The path has not been, will never be, smooth.  It never is - not for anyone, unless you are a 22-year-old invincible superhero made of rubber.  All my nerve crap flared up in January as soon as I tried to move, and then for a while I was locked in this spiral of insanity where my scapula didn't know how to behave so my rotator cuffs and my traps traded off days of ridiculous spasm, and then my neck freaked out, and then my SI joints decided to hop in the party and slip, slip, slip.  The first month was the hardest, when every day felt like something else was hurting, like goddammit I just want to be healthy and all I'm doing is walking and swooshing the elliptical why won't my fucking body calm down.  But I managed to wait it out, and the ups and downs have gotten a bit flatter.  As I've been able to start developing some actual strength in the gym, I can see and feel my system relaxing.  I know how to build this, I know how to get an athlete out of this place, I've done it many times over the years, and all it takes is patience and time.  I'm finally old enough or maybe just tired enough of being broken to attend to both of those things and if I'm going to make any mistakes here, it's likely that they will be by slowing my own progress due to an overly-cautious approach.  I'm okay with that, right now.

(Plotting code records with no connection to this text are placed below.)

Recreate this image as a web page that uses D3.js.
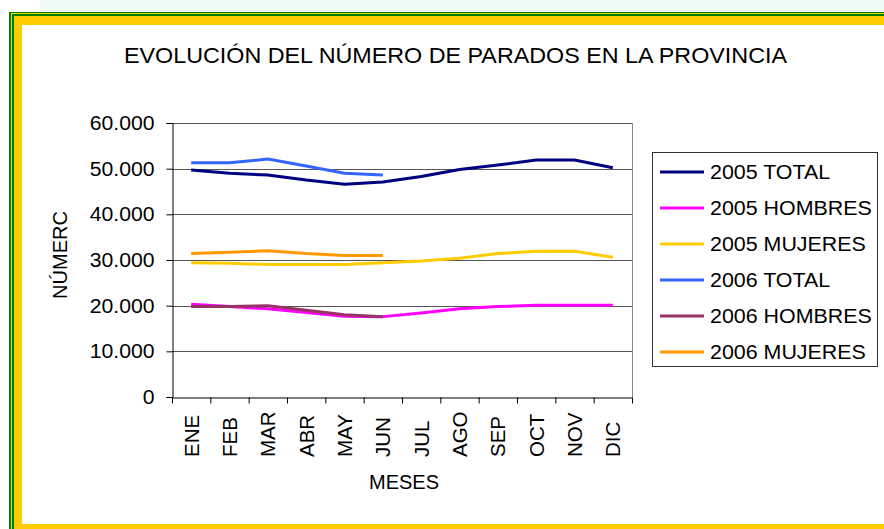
<!DOCTYPE html>
<html>
<head>
<meta charset="utf-8">
<script src="https://cdn.jsdelivr.net/npm/d3@7"></script>
<style>
  body { margin: 0; background: #fff; }
  svg text { font-family: "Liberation Sans", Arial, sans-serif; fill: #000; }
</style>
</head>
<body>
<div id="chart"></div>
<script>
// datos
const meses = ["ENE", "FEB", "MAR", "ABR", "MAY", "JUN", "JUL", "AGO", "SEP", "OCT", "NOV", "DIC"];
const total2005 = [49700, 49000, 48600, 47500, 46600, 47100, 48300, 49800, 50800, 51900, 51900, 50200];
const hombres2005 = [20300, 19800, 19300, 18500, 17700, 17600, 18400, 19300, 19800, 20100, 20100, 20100];
const mujeres2005 = [29400, 29300, 29000, 29000, 29000, 29400, 29800, 30400, 31400, 31900, 31900, 30600];
const total2006 = [51300, 51300, 52100, 50600, 49000, 48600];
const hombres2006 = [19800, 19800, 20000, 19000, 18000, 17600];
const mujeres2006 = [31400, 31700, 32000, 31400, 31000, 31000];
const yTicks = [0, 10000, 20000, 30000, 40000, 50000, 60000];

const series = [
  { name: "2005 TOTAL", values: total2005, color: "#000080" },
  { name: "2005 HOMBRES", values: hombres2005, color: "#ff00ff" },
  { name: "2005 MUJERES", values: mujeres2005, color: "#ffcc00" },
  { name: "2006 TOTAL", values: total2006, color: "#3366ff" },
  { name: "2006 HOMBRES", values: hombres2006, color: "#993366" },
  { name: "2006 MUJERES", values: mujeres2006, color: "#ff9900" }
];

const width = 884, height = 529;
const plot = { left: 172, right: 632, top: 123, bottom: 397 };

const svg = d3.select("#chart").append("svg")
  .attr("width", width)
  .attr("height", height);

// marco verde / amarillo
svg.append("rect").attr("x", 40).attr("y", 0).attr("width", width - 40).attr("height", 12).attr("fill", "#f0fdf7");
svg.append("rect").attr("x", 9).attr("y", 12).attr("width", width).attr("height", height).attr("fill", "#008000");
svg.append("rect").attr("x", 11).attr("y", 13).attr("width", width).attr("height", height).attr("fill", "#ffcc00");
svg.append("rect").attr("x", 12).attr("y", 14).attr("width", width).attr("height", height).attr("fill", "#008000");
svg.append("rect").attr("x", 14).attr("y", 16).attr("width", width).attr("height", height).attr("fill", "#ffcc00");
svg.append("rect").attr("x", 22).attr("y", 25).attr("width", width - 22).attr("height", 524 - 25).attr("fill", "#fff");

// estira el texto en horizontal como en la imagen original
function stretch(sel, k) {
  sel.each(function() {
    const len = this.getComputedTextLength();
    d3.select(this).attr("textLength", len * k).attr("lengthAdjust", "spacingAndGlyphs");
  });
}

svg.append("text")
  .attr("x", 124).attr("y", 63)
  .style("font-size", "21.5px")
  .text("EVOLUCIÓN DEL NÚMERO DE PARADOS EN LA PROVINCIA")
  .attr("textLength", 663).attr("lengthAdjust", "spacingAndGlyphs");

const x = d3.scaleBand().domain(meses).range([plot.left, plot.right]);
const xi = d3.scaleLinear().domain([0, meses.length]).range([plot.left, plot.right]);
const y = d3.scaleLinear().domain([0, 60000]).range([plot.bottom, plot.top]);

const fmt = d3.formatLocale({ decimal: ",", thousands: ".", grouping: [3], currency: ["", ""] }).format(",d");

// rejilla
svg.append("g").selectAll("line").data(yTicks.filter(d => d > 0)).join("line")
  .attr("x1", plot.left).attr("x2", plot.right)
  .attr("y1", d => Math.round(y(d)) + 0.5).attr("y2", d => Math.round(y(d)) + 0.5)
  .attr("stroke", "#555");
svg.append("line")
  .attr("x1", plot.right + 0.5).attr("x2", plot.right + 0.5)
  .attr("y1", plot.top).attr("y2", plot.bottom)
  .attr("stroke", "#888");

// eje y
const gy = svg.append("g")
  .attr("transform", `translate(${plot.left + 0.5},0)`)
  .call(d3.axisLeft(y).tickValues(yTicks).tickFormat(fmt).tickSize(6).tickPadding(12));
gy.select(".domain").attr("stroke", "#000");
gy.selectAll(".tick line").attr("stroke", "#000");
gy.selectAll("text").style("font-size", "20px").attr("font-family", null).call(stretch, 1.06);

// eje x
const gx = svg.append("g")
  .attr("transform", `translate(0,${plot.bottom + 0.5})`)
  .call(d3.axisBottom(xi).ticks(meses.length).tickFormat("").tickSize(6).tickSizeOuter(0));
gx.select(".domain").attr("stroke", "#000");
gx.selectAll(".tick line").attr("stroke", "#000");

svg.append("g").selectAll("text").data(meses).join("text")
  .attr("transform", d => `translate(${x(d) + x.bandwidth() / 2},457) rotate(-90)`)
  .attr("dy", "0.36em")
  .style("font-size", "20.5px")
  .text(d => d);

svg.append("text")
  .attr("x", 404).attr("y", 489)
  .attr("text-anchor", "middle")
  .style("font-size", "20px")
  .text("MESES");

svg.append("text")
  .attr("transform", "translate(67,255) rotate(-90)")
  .attr("text-anchor", "middle")
  .style("font-size", "20px")
  .text("NÚMERC");

// lineas
const line = d3.line()
  .x((d, i) => x(meses[i]) + x.bandwidth() / 2)
  .y(d => y(d));

svg.append("g").selectAll("path").data(series).join("path")
  .attr("d", d => line(d.values))
  .attr("fill", "none")
  .attr("stroke", d => d.color)
  .attr("stroke-width", 3)
  .attr("stroke-linejoin", "round");

// leyenda
const legend = svg.append("g");
legend.append("rect")
  .attr("x", 652.5).attr("y", 152.5).attr("width", 225).attr("height", 214)
  .attr("fill", "#fff").attr("stroke", "#333");
const items = legend.selectAll("g").data(series).join("g")
  .attr("transform", (d, i) => `translate(0,${172 + i * 36})`);
items.append("line")
  .attr("x1", 660).attr("x2", 704)
  .attr("stroke", d => d.color).attr("stroke-width", 3);
items.append("text")
  .attr("x", 710).attr("dy", "0.36em")
  .style("font-size", "20px")
  .text(d => d.name)
  .call(stretch, 1.07);
</script>
</body>
</html>
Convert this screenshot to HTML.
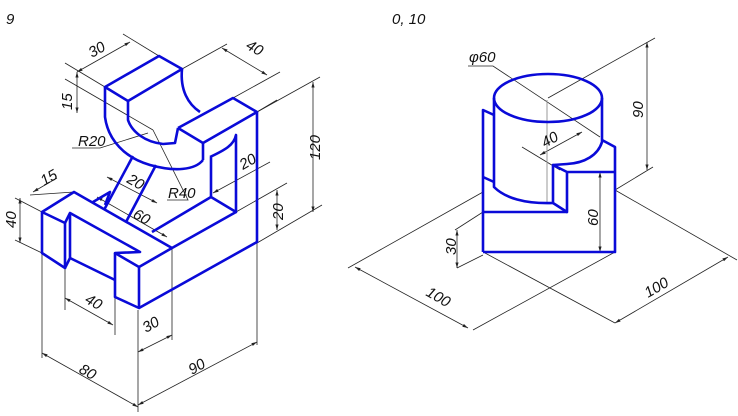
<!DOCTYPE html>
<html><head><style>body{margin:0;background:#fff}svg{display:block}text{font-family:"Liberation Sans",sans-serif;font-style:italic;font-size:15px;fill:#111}</style></head><body>
<svg width="738" height="416" viewBox="0 0 738 416">
<defs><marker id="a" markerWidth="8" markerHeight="6" refX="7" refY="3" orient="auto-start-reverse"><path d="M0,1 L7,3 L0,5z" fill="#222"/></marker></defs>
<text x="6" y="24" font-size="18">9</text>
<text x="392" y="24" font-size="18">0, 10</text>
<g stroke="#222" stroke-width="0.8" fill="none">
<line x1="65" y1="63" x2="105" y2="87"/><line x1="123" y1="34" x2="159" y2="56"/>
<line x1="77" y1="72" x2="130" y2="42" marker-start="url(#a)" marker-end="url(#a)"/>
<line x1="182" y1="69" x2="227" y2="44"/><line x1="257" y1="112" x2="277" y2="100"/><line x1="233" y1="98" x2="280" y2="72"/>
<line x1="222" y1="48" x2="267" y2="75" marker-start="url(#a)" marker-end="url(#a)"/>
<line x1="65" y1="79" x2="153" y2="130"/><line x1="77" y1="72" x2="77" y2="113" marker-start="url(#a)" marker-end="url(#a)"/>
<polyline points="72,148 100,148 148,133"/>
<polyline points="153,130 188,200 167,200"/>
<line x1="213" y1="193" x2="270" y2="162" marker-start="url(#a)"/>
<line x1="257" y1="112" x2="320" y2="77"/><line x1="257" y1="243" x2="322" y2="205"/>
<line x1="313" y1="82" x2="313" y2="212" marker-start="url(#a)" marker-end="url(#a)"/>
<line x1="236" y1="212" x2="287" y2="183"/><line x1="277" y1="190" x2="277" y2="230" marker-start="url(#a)" marker-end="url(#a)"/>
<line x1="33" y1="192" x2="57" y2="178" marker-start="url(#a)"/><line x1="30" y1="195" x2="74" y2="192"/>
<line x1="15" y1="198" x2="42" y2="212"/><line x1="15" y1="240" x2="42" y2="253"/>
<line x1="20" y1="198" x2="20" y2="243" marker-start="url(#a)" marker-end="url(#a)"/>
<line x1="107" y1="177" x2="157" y2="203" marker-start="url(#a)" marker-end="url(#a)"/>
<line x1="97" y1="197" x2="167" y2="237" marker-start="url(#a)" marker-end="url(#a)"/>
<line x1="65" y1="268" x2="65" y2="310"/><line x1="115" y1="297" x2="115" y2="335"/>
<line x1="65" y1="298" x2="113" y2="325" marker-start="url(#a)" marker-end="url(#a)"/>
<line x1="172" y1="248" x2="172" y2="340"/><line x1="138" y1="352" x2="172" y2="335" marker-start="url(#a)" marker-end="url(#a)"/>
<line x1="42" y1="253" x2="42" y2="358"/><line x1="138" y1="310" x2="138" y2="412"/><line x1="257" y1="242" x2="257" y2="345"/>
<line x1="42" y1="353" x2="138" y2="407" marker-start="url(#a)" marker-end="url(#a)"/>
<line x1="138" y1="405" x2="257" y2="342" marker-start="url(#a)" marker-end="url(#a)"/>
<polyline points="468,66 493,66 600,137"/>
<line x1="548" y1="98" x2="655" y2="38"/><line x1="615" y1="190" x2="653" y2="167"/>
<line x1="647" y1="42" x2="647" y2="170" marker-start="url(#a)" marker-end="url(#a)"/>
<line x1="522" y1="147" x2="560" y2="170"/>
<line x1="540" y1="155" x2="582" y2="132" marker-start="url(#a)" marker-end="url(#a)"/>
<line x1="600" y1="172" x2="600" y2="252" marker-start="url(#a)" marker-end="url(#a)"/>
<line x1="483" y1="212" x2="455" y2="230"/><line x1="483" y1="255" x2="457" y2="268"/>
<line x1="457" y1="230" x2="457" y2="268" marker-start="url(#a)" marker-end="url(#a)"/>
<line x1="483" y1="192" x2="348" y2="268"/><line x1="615" y1="252" x2="473" y2="330"/>
<line x1="355" y1="267" x2="468" y2="328" marker-start="url(#a)" marker-end="url(#a)"/>
<line x1="485" y1="253" x2="615" y2="323"/><line x1="615" y1="190" x2="737" y2="260"/>
<line x1="615" y1="323" x2="728" y2="257" marker-start="url(#a)" marker-end="url(#a)"/>
</g>
<line x1="547" y1="100" x2="547" y2="203" stroke="#999" stroke-width="1"/>
<g stroke="#0a0ad8" stroke-width="2.6" fill="none" stroke-linejoin="round">
<polygon points="105,87 159,56 182,69 128,101"/>
<path d="M105,87 L105,117 C108,140 125,158 150,165 C175,172 195,170 203,160"/>
<path d="M128,101 L128,120 C132,132 145,142 163,144 L175,143 L178,128"/>
<path d="M182,69 C180,90 188,104 200,112"/>
<polyline points="178,128 233,98 257,112 203,143 178,128"/>
<line x1="203" y1="143" x2="203" y2="160"/><line x1="257" y1="112" x2="257" y2="243"/>
<path d="M210,157 C225,150 234,145 236,135 L236,212 L211,197 L211,157"/>
<line x1="211" y1="197" x2="152" y2="232"/>
<line x1="236" y1="212" x2="172" y2="248"/>
<line x1="133" y1="156" x2="104" y2="210"/><line x1="156" y1="165" x2="126" y2="222"/>
<polyline points="93,202 110,192 105,205"/>
<polyline points="42,212 74,192 172,248"/>
<polygon points="42,212 65,223 65,268 42,253"/>
<polyline points="65,223 70,213 140,252 115,253 139,267 172,248"/>
<polyline points="65,268 70,258 70,213"/><line x1="70" y1="258" x2="115" y2="280"/>
<polyline points="115,253 115,297 139,308 139,267"/><line x1="139" y1="308" x2="257" y2="242"/>
<ellipse cx="548" cy="98" rx="54" ry="24"/>
<path d="M494,98 L494,187 C505,198 525,204 553,203"/>
<path d="M602,98 L602,142 C598,155 585,163 567,164 L553,165"/>
<polyline points="483,252 483,110 494,115"/><line x1="483" y1="177" x2="494" y2="182"/>
<polyline points="602,140 615,147 615,252 483,252"/>
<polyline points="615,172 567,172 553,165 553,203 567,212 567,172"/>
<line x1="483" y1="212" x2="567" y2="212"/>
</g>
<text transform="translate(92,58) rotate(-30)">30</text>
<text transform="translate(245,48) rotate(30)">40</text>
<text transform="translate(72,110) rotate(-90)">15</text>
<text x="78" y="146">R20</text>
<text x="168" y="198">R40</text>
<text transform="translate(243,170) rotate(-30)">20</text>
<text transform="translate(320,160) rotate(-90)">120</text>
<text transform="translate(283,220) rotate(-90)">20</text>
<text transform="translate(44,186) rotate(-30)">15</text>
<text transform="translate(16,228) rotate(-90)">40</text>
<text transform="translate(126,182) rotate(30)">20</text>
<text transform="translate(132,217) rotate(30)">60</text>
<text transform="translate(84,302) rotate(30)">40</text>
<text transform="translate(146,333) rotate(-30)">30</text>
<text transform="translate(78,372) rotate(30)">80</text>
<text transform="translate(192,375) rotate(-30)">90</text>
<text x="469" y="62">φ60</text>
<text transform="translate(643,118) rotate(-90)">90</text>
<text transform="translate(545,148) rotate(-30)">40</text>
<text transform="translate(598,226) rotate(-90)">60</text>
<text transform="translate(456,255) rotate(-90)">30</text>
<text transform="translate(425,295) rotate(30)">100</text>
<text transform="translate(648,298) rotate(-30)">100</text>
</svg>
</body></html>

I ran ten miles yesterday.  One of my closest friends and training partners turned out to be rebuilding out of a break that matched my timeline, so we've been running together on Sunday mornings and it fills up my heart that we are together in this right now.  We ran one of my favorite routes, we stopped a dozen times so I could pee and curse at my heart rate monitor and eat snacks when I realized I wanted to throw things.  The last few miles were hard but not in the way that means you are pushing beyond your limits, instead the way that means, your limits are quietly moving forward at this moment so be gentle and be strong.  My heart rate was controlled when it wasn't showing 293 on the watch, my body felt solid and balanced.  Not collapsing, not falling apart, not a mess.  I probably couldn't tally up the number of times in my life that I've unremarkably run ten miles but yesterday was remarkable.  It feels like the sun is shining again, like I'm on the right path, and I have no idea where it's going but I'm happy to be on it.  And that, right now, is enough.